Anatomy of a crash repository

Joshua C Campbell; Eddie Antonio Santos; Abram Hindle

doi:10.7287/peerj.preprints.2601v1

Anatomy of a crash repository

Joshua C Campbell , Eddie Antonio Santos, Abram Hindle

Computing Science, University of Alberta, Edmonton, Alberta, Canada

DOI: 10.7287/peerj.preprints.2601v1

Published: 2016-11-19
Accepted: 2016-11-19

Subject Areas: Software Engineering
Keywords: Duplicate Bug Reports, Free/Open Source Software, Information Retrieval, Deduplication, Automatic Crash Reporting, Call Stack Trace, Contextual Information, Duplicate Crash Report, Software Engineering

Licence: This is an open access article distributed under the terms of the Creative Commons Attribution License, which permits unrestricted use, distribution, reproduction and adaptation in any medium and for any purpose provided that it is properly attributed. For attribution, the original author(s), title, publication source (PeerJ Preprints) and either DOI or URL of the article must be cited.

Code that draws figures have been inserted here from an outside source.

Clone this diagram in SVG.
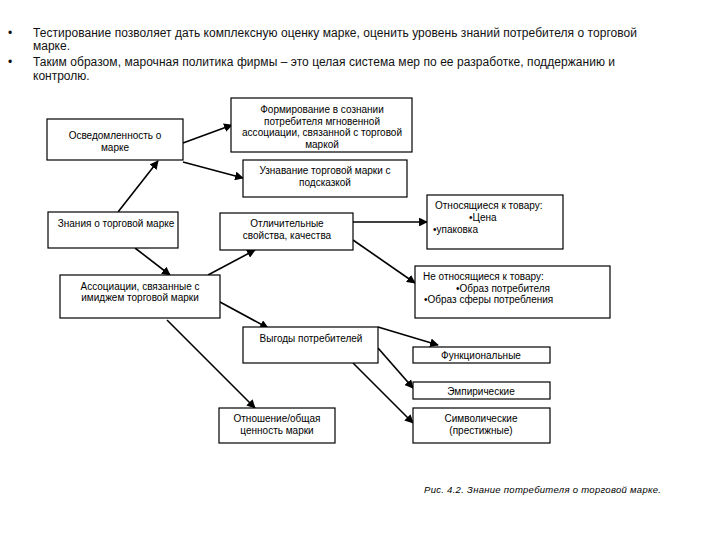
<svg xmlns="http://www.w3.org/2000/svg" width="720" height="540" viewBox="0 0 720 540">
<defs>
<marker id="ah" viewBox="0 0 10 10" refX="9" refY="5" markerWidth="5.5" markerHeight="5.5" orient="auto" markerUnits="strokeWidth">
<path d="M0,0 L10,5 L0,10 z" fill="#000"/>
</marker>
<style>
.box{fill:#fff;stroke:#000;stroke-width:1.2}
.t{font-family:"Liberation Sans",Arial,sans-serif;font-size:10px;fill:#000}
.c{text-anchor:middle}
.top{font-family:"Liberation Sans",Arial,sans-serif;font-size:12px;fill:#111}
.cap{font-family:"Liberation Sans",Arial,sans-serif;font-size:9.5px;font-style:italic;fill:#000}
.ln{stroke:#000;stroke-width:1.6;fill:none;marker-end:url(#ah)}
</style>
</defs>
<rect width="720" height="540" fill="#fff"/>
<g id="intro">
<text class="top" x="8" y="37">•</text>
<text class="top" x="33" y="37" textLength="604">Тестирование позволяет дать комплексную оценку марке, оценить уровень знаний потребителя о торговой</text>
<text class="top" x="33" y="50">марке.</text>
<text class="top" x="8" y="66">•</text>
<text class="top" x="33" y="66" textLength="582">Таким образом, марочная политика фирмы – это целая система мер по ее разработке, поддержанию и</text>
<text class="top" x="33" y="80">контролю.</text>
</g>
<g id="connectors">
<line class="ln" x1="183" y1="143" x2="232" y2="125"/>
<line class="ln" x1="183" y1="162" x2="243" y2="178"/>
<line class="ln" x1="118" y1="212" x2="158" y2="161"/>
<line class="ln" x1="135" y1="248" x2="170" y2="275"/>
<line class="ln" x1="208" y1="275" x2="255" y2="250"/>
<line class="ln" x1="353" y1="222" x2="427" y2="222"/>
<line class="ln" x1="353" y1="240" x2="415" y2="283"/>
<line class="ln" x1="220" y1="302" x2="268" y2="328"/>
<line class="ln" x1="167" y1="320" x2="255" y2="408"/>
<line class="ln" x1="378" y1="327" x2="438" y2="345"/>
<line class="ln" x1="378" y1="348" x2="413" y2="388"/>
<line class="ln" x1="353" y1="363" x2="413" y2="423"/>
</g>
<g id="n-osv">
<rect class="box" x="47" y="119" width="136" height="41"/>
<text class="t c" x="115" y="139">Осведомленность о</text>
<text class="t c" x="115" y="151">марке</text>
</g>
<g id="n-form">
<rect class="box" x="231" y="98" width="181" height="54"/>
<text class="t c" x="322" y="113">Формирование в сознании</text>
<text class="t c" x="322" y="124.5">потребителя мгновенной</text>
<text class="t c" x="322" y="136">ассоциации, связанной с торговой</text>
<text class="t c" x="322" y="147.5">маркой</text>
</g>
<g id="n-uzn">
<rect class="box" x="243" y="160" width="164" height="37"/>
<text class="t c" x="325" y="174">Узнавание торговой марки с</text>
<text class="t c" x="325" y="186">подсказкой</text>
</g>
<g id="n-zn">
<rect class="box" x="48" y="212" width="130" height="36"/>
<text class="t c" x="116" y="227">Знания о торговой марке</text>
</g>
<g id="n-otl">
<rect class="box" x="220" y="213" width="133" height="37"/>
<text class="t c" x="287" y="227">Отличительные</text>
<text class="t c" x="287" y="239">свойства, качества</text>
</g>
<g id="n-assoc">
<rect class="box" x="60" y="275" width="160" height="43"/>
<text class="t c" x="140" y="290">Ассоциации, связанные с</text>
<text class="t c" x="140" y="301">имиджем торговой марки</text>
</g>
<g id="n-otn">
<rect class="box" x="427" y="195" width="136" height="54"/>
<text class="t" x="435" y="209">Относящиеся к товару:</text>
<text class="t" x="469" y="221">•Цена</text>
<text class="t" x="433" y="233">•упаковка</text>
</g>
<g id="n-neotn">
<rect class="box" x="415" y="266" width="195" height="52"/>
<text class="t" x="423" y="280">Не относящиеся к товару:</text>
<text class="t" x="456" y="292">•Образ потребителя</text>
<text class="t" x="424" y="303">•Образ сферы потребления</text>
</g>
<g id="n-vyg">
<rect class="box" x="243" y="327" width="135" height="36"/>
<text class="t c" x="311" y="342">Выгоды потребителей</text>
</g>
<g id="n-func">
<rect class="box" x="413" y="347" width="137" height="16"/>
<text class="t c" x="481" y="359">Функциональные</text>
</g>
<g id="n-emp">
<rect class="box" x="413" y="382" width="137" height="17"/>
<text class="t c" x="481" y="395">Эмпирические</text>
</g>
<g id="n-sym">
<rect class="box" x="413" y="408" width="137" height="35"/>
<text class="t c" x="481" y="422">Символические</text>
<text class="t c" x="481" y="434">(престижные)</text>
</g>
<g id="n-rel">
<rect class="box" x="219" y="408" width="116" height="35"/>
<text class="t c" x="277" y="422">Отношение/общая</text>
<text class="t c" x="277" y="434">ценность марки</text>
</g>
<text class="cap" x="424" y="493" textLength="237">Рис. 4.2. Знание потребителя о торговой марке.</text>
</svg>
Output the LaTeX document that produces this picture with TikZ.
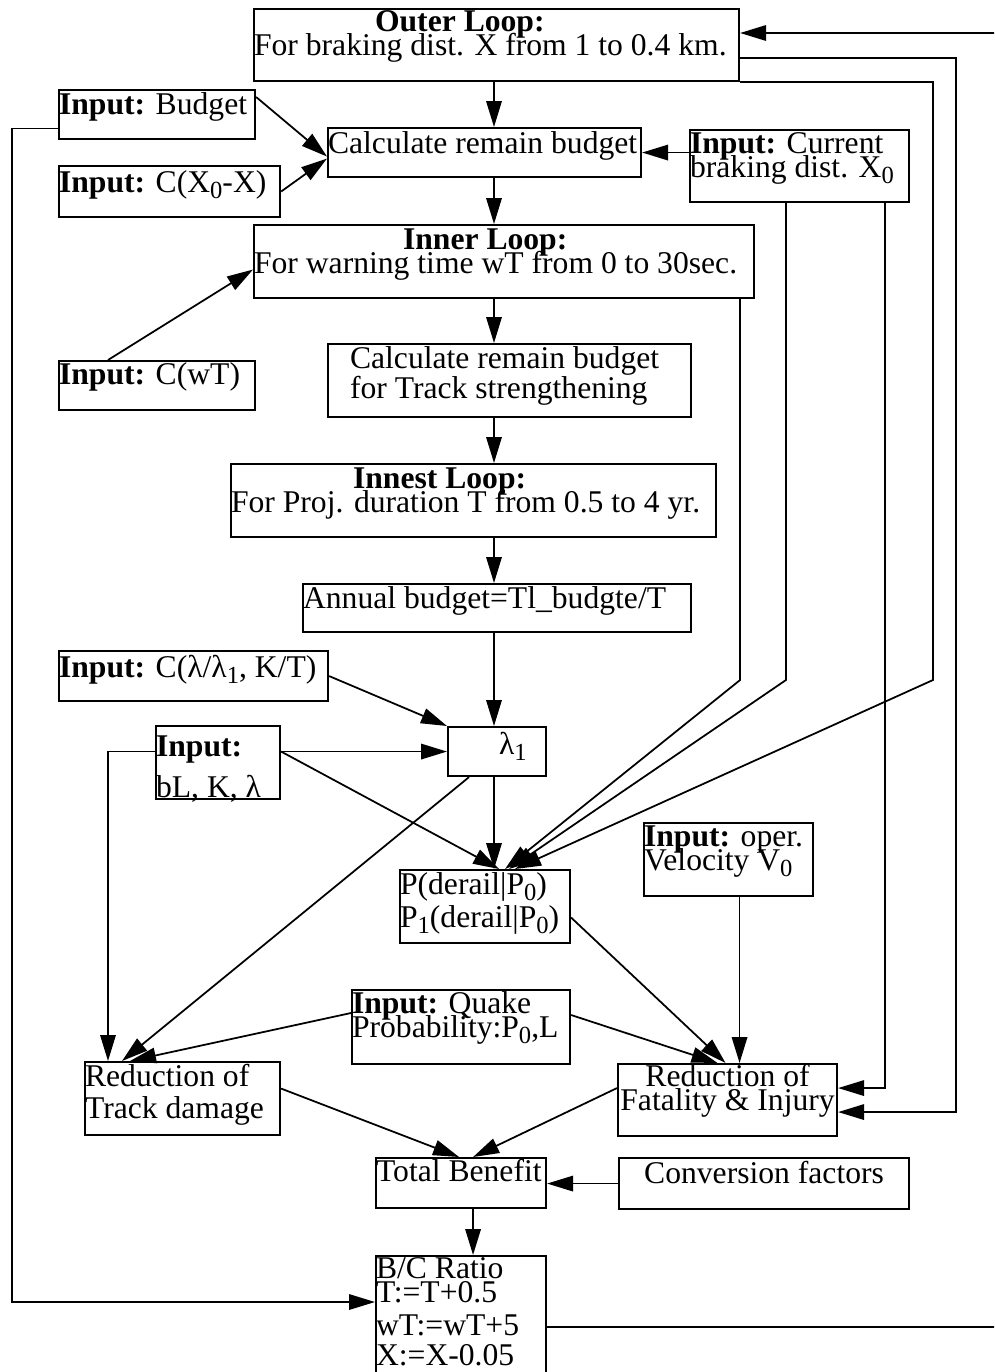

Cite this article: Campbell JC, Santos EA, Hindle A. 2016. Anatomy of a crash repository. PeerJ Preprints 4:e2601v1 https://doi.org/10.7287/peerj.preprints.2601v1

Abstract

This work investigates the properties of crash reports collected from Ubuntu Linux users. Understanding crash reports is important to better store, categorize, prioritize, parse, triage, assign bugs to, and potentially synthesize them. Understanding what is in a crash report, and how the metadata and stack traces in crash reports vary will help solve, debug, and prevent the causes of crashes. 10 different aspects of 40,592 crash reports about 1,921 pieces of software submitted by users and developers to the Ubuntu project were analyzed, plotted, and statistical distributions were fitted to some of them. We investigated the structure and properties of crash reports. Crashes have many properties that seem to have distributions similar to standard statistical distributions, but with even longer tails than expected. These aspects of crash reports have not been analyzed statistically before. We found that many applications only had a single crash, while a few applications had a large number of crashes reported. Crash bucket size (clusters of similar crashes) also followed a Zipf-like distribution. The lifespan of buckets ranged from less than an hour to over four years. Some stack traces were short, and some were so long they were truncated by the tool that produced them. Many crash reports had no recursion, some contained recursion, and some displayed evidence of unbounded recursion. Linguistics literature hinted that sentence length follows a gamma distribution; this is not the case for function name length. Additionally, only two hardware architectures, and a few signals are reported for almost all of the crashes in the Ubuntu dataset. Many crashes were similar but there were also many unique crashes. This study of crashes from 1,921 projects will be valuable for anyone who wishes to: cluster or deduplicate crash reports, synthesize or simulate crash reports, store or triage crash reports, or data-mine crash reports.

Author Comment

Was submitted to the journal Empirical Software Engineering for peer review. That process is still in progress at the time of submission. This version has not passed peer review.